In summary, our dataset is much more comprehensive than those from other commercial providers. And we also provide the tools as open source to manipulate and view the data. I think that makes PixSet unique.

The dataset is free of charge for the academic environment, but there is also the possibility for commercial providers to license the dataset. Who are you specifically addressing here, large OEMs rather not, because they have their own huge data sets?

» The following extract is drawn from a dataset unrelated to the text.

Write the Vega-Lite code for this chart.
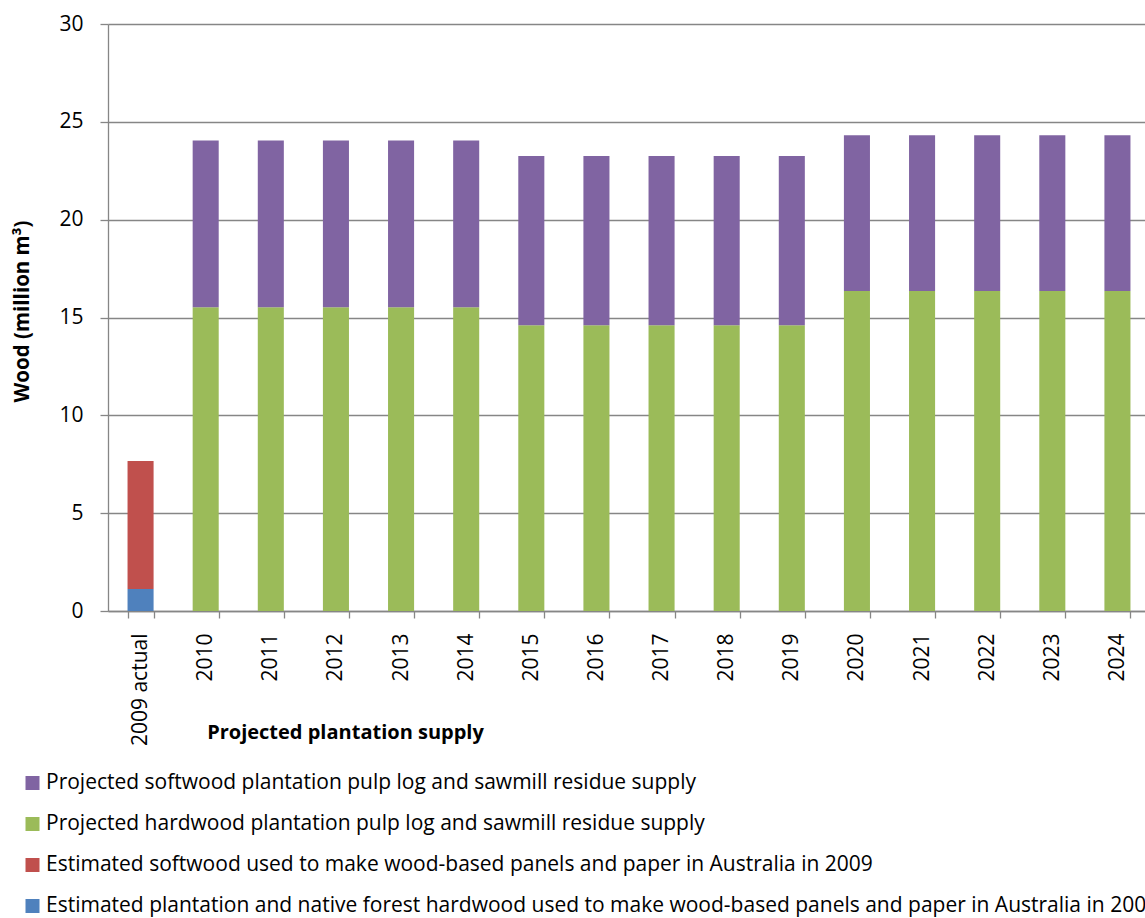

No, we’re not talking about OEMs here, of course they have their own datasets that were created with hundreds of thousands of kilometres driven. We are more aimed at start-up companies that are developing corresponding technologies, for example pedestrian detection. For these companies, our dataset is certainly helpful. Because up to now, such companies have typically relied on publicly accessible datasets and, as I said, these have a limited scope. And the option to collect their own data does not usually exist for these companies either, because that is too costly. Now, with PixSet, they can license a comprehensive dataset at a reasonable price, which is very helpful.

Is the dataset sufficient to try out complex algorithms?

Yes, the data set is quite extensive. We are talking about around 30,000 images in 97 sequences and more than 1.3 million labelled objects. That is more than twice the size of the Kitti dataset, which we ourselves have used very effectively in our own development. This can be used to test the possibilities of different algorithms. If the algorithms are to go into production, then the dataset will certainly be expanded with significantly more data. Then we are talking about millions of images. But the dataset is certainly sufficient to demonstrate the possibilities.

Should this kind of support be expanded, for example with datasets for traffic monitoring?

To be honest, we are not following a fixed roadmap in this case. If it came up within an internal project for motorway surveillance to create a dataset, then we would certainly consider making it publicly available.